Do not copy the pictures; transcribe all other material exactly.

------------------------------------

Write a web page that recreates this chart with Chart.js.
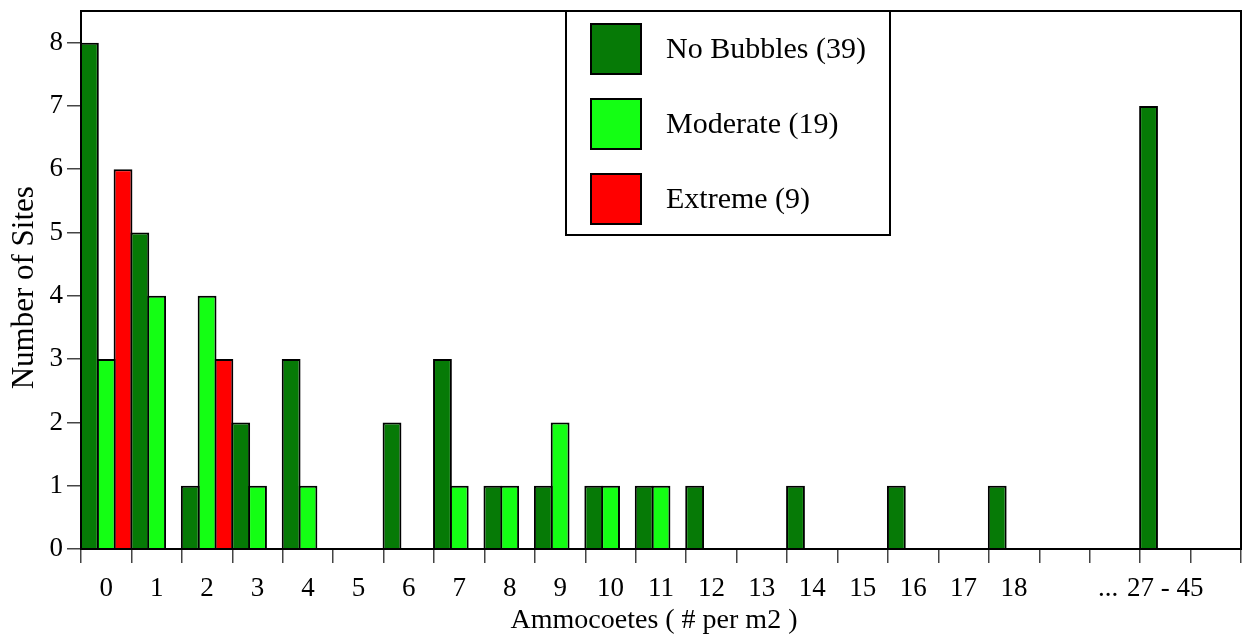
<!DOCTYPE html>
<html>
<head>
<meta charset="utf-8">
<script src="https://cdn.jsdelivr.net/npm/chart.js@4.4.1/dist/chart.umd.min.js"></script>
<style>
  html, body { margin: 0; padding: 0; background: #fff; }
  #wrap { width: 1244px; height: 642px; position: relative; }
</style>
</head>
<body>
<div id="wrap"><canvas id="chart"></canvas></div>
<script>
// x categories: ammocoete density classes (last ones grouped)
const categories = ['0', '1', '2', '3', '4', '5', '6', '7', '8', '9', '10', '11', '12',
  '13', '14', '15', '16', '17', '18', '', '...  ', '27 - 45', ''];

const seriesLabels = ['No Bubbles (39)', 'Moderate (19)', 'Extreme (9)'];
const seriesColors = ['#067a06', '#14ff14', '#ff0000'];

const noBubbles = [8, 5, 1, 2, 3, null, 2, 3, 1, 1, 1, 1, 1, null, 1, null, 1, null, 1, null, null, 7, null];
const moderate = [3, 4, 4, 1, 1, null, null, 1, 1, 2, 1, 1, null, null, null, null, null, null, null, null, null, null, null];
const extreme = [6, null, 3, null, null, null, null, null, null, null, null, null, null, null, null, null, null, null, null, null, null, null, null];

const yTicks = [0, 1, 2, 3, 4, 5, 6, 7, 8];

const FONT = '"Liberation Serif", "Times New Roman", serif';

// frame round the plot + boxed legend inside the top of the plot
const framePlugin = {
  id: 'frameAndLegend',
  afterDatasetsDraw(chart) {
    const { ctx, chartArea: a } = chart;
    ctx.save();
    ctx.strokeStyle = '#000';
    ctx.lineWidth = 2;
    ctx.strokeRect(a.left, a.top, a.right - a.left, a.bottom - a.top);

    const bx = a.left + 485, by = a.top, bw = 324, bh = 224;
    ctx.fillStyle = '#fff';
    ctx.fillRect(bx, by, bw, bh);
    ctx.strokeRect(bx, by, bw, bh);

    ctx.font = '30px ' + FONT;
    ctx.textAlign = 'left';
    ctx.textBaseline = 'middle';
    chart.data.datasets.forEach((ds, i) => {
      const sy = by + 13 + i * 75;
      ctx.fillStyle = ds.backgroundColor;
      ctx.fillRect(bx + 25, sy, 50, 50);
      ctx.strokeRect(bx + 25, sy, 50, 50);
      ctx.fillStyle = '#000';
      ctx.fillText(ds.label, bx + 100, sy + 26);
    });
    ctx.restore();
  },
};

const datasets = [noBubbles, moderate, extreme].map((data, i) => ({
  label: seriesLabels[i],
  data,
  backgroundColor: seriesColors[i],
  borderColor: '#000',
  borderWidth: 2,
  borderSkipped: 'start',
  categoryPercentage: 1,
  barPercentage: 1.12,
}));

new Chart(document.getElementById('chart'), {
  type: 'bar',
  data: { labels: categories, datasets },
  plugins: [framePlugin],
  options: {
    responsive: true,
    maintainAspectRatio: false,
    devicePixelRatio: 1,
    animation: false,
    layout: { padding: { top: 11, right: 3, left: 0, bottom: 0 } },
    plugins: {
      legend: { display: false },
      tooltip: { enabled: false },
    },
    scales: {
      x: {
        grid: { display: true, drawOnChartArea: false, drawTicks: true, tickLength: 14, color: '#444', lineWidth: 1.5, offset: true },
        border: { display: true, color: '#000', width: 2 },
        ticks: { autoSkip: false, maxRotation: 0, color: '#000', padding: 10, font: { family: FONT, size: 27 } },
        title: { display: true, text: 'Ammocoetes ( # per m2 )  ', color: '#000', font: { family: FONT, size: 28 }, padding: { top: 0, bottom: 5 } },
        afterFit(scale) { scale.height = 93; scale.paddingLeft = 0; scale.paddingRight = 0; },
      },
      y: {
        min: 0,
        max: 8.5,
        grid: { display: true, drawOnChartArea: false, drawTicks: true, tickLength: 14, color: '#444', lineWidth: 1.5 },
        border: { display: true, color: '#000', width: 2 },
        ticks: { stepSize: 1, color: '#000', padding: 4, font: { family: FONT, size: 27 } },
        afterBuildTicks(scale) { scale.ticks = yTicks.map((v) => ({ value: v })); },
        title: { display: true, text: 'Number of Sites  ', color: '#000', font: { family: FONT, size: 31 }, padding: { top: 6, bottom: 0 } },
        afterFit(scale) { scale.width = 81; scale.paddingTop = 0; scale.paddingBottom = 0; },
      },
    },
  },
});
</script>
</body>
</html>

------------------------------------

SOLUTION FOR THIS PROBLEM:
Write a web page that recreates this chart with Chart.js.
<!DOCTYPE html>
<html>
<head>
<meta charset="utf-8">
<script src="https://cdn.jsdelivr.net/npm/chart.js@4.4.1/dist/chart.umd.min.js"></script>
<style>
  html, body { margin: 0; padding: 0; background: #fff; }
  #wrap { width: 1244px; height: 642px; position: relative; }
</style>
</head>
<body>
<div id="wrap"><canvas id="chart"></canvas></div>
<script>
// x categories: ammocoete density classes (last ones grouped)
const categories = ['0', '1', '2', '3', '4', '5', '6', '7', '8', '9', '10', '11', '12',
  '13', '14', '15', '16', '17', '18', '', '...  ', '27 - 45', ''];

const seriesLabels = ['No Bubbles (39)', 'Moderate (19)', 'Extreme (9)'];
const seriesColors = ['#067a06', '#14ff14', '#ff0000'];

const noBubbles = [8, 5, 1, 2, 3, null, 2, 3, 1, 1, 1, 1, 1, null, 1, null, 1, null, 1, null, null, 7, null];
const moderate = [3, 4, 4, 1, 1, null, null, 1, 1, 2, 1, 1, null, null, null, null, null, null, null, null, null, null, null];
const extreme = [6, null, 3, null, null, null, null, null, null, null, null, null, null, null, null, null, null, null, null, null, null, null, null];

const yTicks = [0, 1, 2, 3, 4, 5, 6, 7, 8];

const FONT = '"Liberation Serif", "Times New Roman", serif';

// frame round the plot + boxed legend inside the top of the plot
const framePlugin = {
  id: 'frameAndLegend',
  afterDatasetsDraw(chart) {
    const { ctx, chartArea: a } = chart;
    ctx.save();
    ctx.strokeStyle = '#000';
    ctx.lineWidth = 2;
    ctx.strokeRect(a.left, a.top, a.right - a.left, a.bottom - a.top);

    const bx = a.left + 485, by = a.top, bw = 324, bh = 224;
    ctx.fillStyle = '#fff';
    ctx.fillRect(bx, by, bw, bh);
    ctx.strokeRect(bx, by, bw, bh);

    ctx.font = '30px ' + FONT;
    ctx.textAlign = 'left';
    ctx.textBaseline = 'middle';
    chart.data.datasets.forEach((ds, i) => {
      const sy = by + 13 + i * 75;
      ctx.fillStyle = ds.backgroundColor;
      ctx.fillRect(bx + 25, sy, 50, 50);
      ctx.strokeRect(bx + 25, sy, 50, 50);
      ctx.fillStyle = '#000';
      ctx.fillText(ds.label, bx + 100, sy + 26);
    });
    ctx.restore();
  },
};

const datasets = [noBubbles, moderate, extreme].map((data, i) => ({
  label: seriesLabels[i],
  data,
  backgroundColor: seriesColors[i],
  borderColor: '#000',
  borderWidth: 2,
  borderSkipped: 'start',
  categoryPercentage: 1,
  barPercentage: 1.12,
}));

new Chart(document.getElementById('chart'), {
  type: 'bar',
  data: { labels: categories, datasets },
  plugins: [framePlugin],
  options: {
    responsive: true,
    maintainAspectRatio: false,
    devicePixelRatio: 1,
    animation: false,
    layout: { padding: { top: 11, right: 3, left: 0, bottom: 0 } },
    plugins: {
      legend: { display: false },
      tooltip: { enabled: false },
    },
    scales: {
      x: {
        grid: { display: true, drawOnChartArea: false, drawTicks: true, tickLength: 14, color: '#444', lineWidth: 1.5, offset: true },
        border: { display: true, color: '#000', width: 2 },
        ticks: { autoSkip: false, maxRotation: 0, color: '#000', padding: 10, font: { family: FONT, size: 27 } },
        title: { display: true, text: 'Ammocoetes ( # per m2 )  ', color: '#000', font: { family: FONT, size: 28 }, padding: { top: 0, bottom: 5 } },
        afterFit(scale) { scale.height = 93; scale.paddingLeft = 0; scale.paddingRight = 0; },
      },
      y: {
        min: 0,
        max: 8.5,
        grid: { display: true, drawOnChartArea: false, drawTicks: true, tickLength: 14, color: '#444', lineWidth: 1.5 },
        border: { display: true, color: '#000', width: 2 },
        ticks: { stepSize: 1, color: '#000', padding: 4, font: { family: FONT, size: 27 } },
        afterBuildTicks(scale) { scale.ticks = yTicks.map((v) => ({ value: v })); },
        title: { display: true, text: 'Number of Sites  ', color: '#000', font: { family: FONT, size: 31 }, padding: { top: 6, bottom: 0 } },
        afterFit(scale) { scale.width = 81; scale.paddingTop = 0; scale.paddingBottom = 0; },
      },
    },
  },
});
</script>
</body>
</html>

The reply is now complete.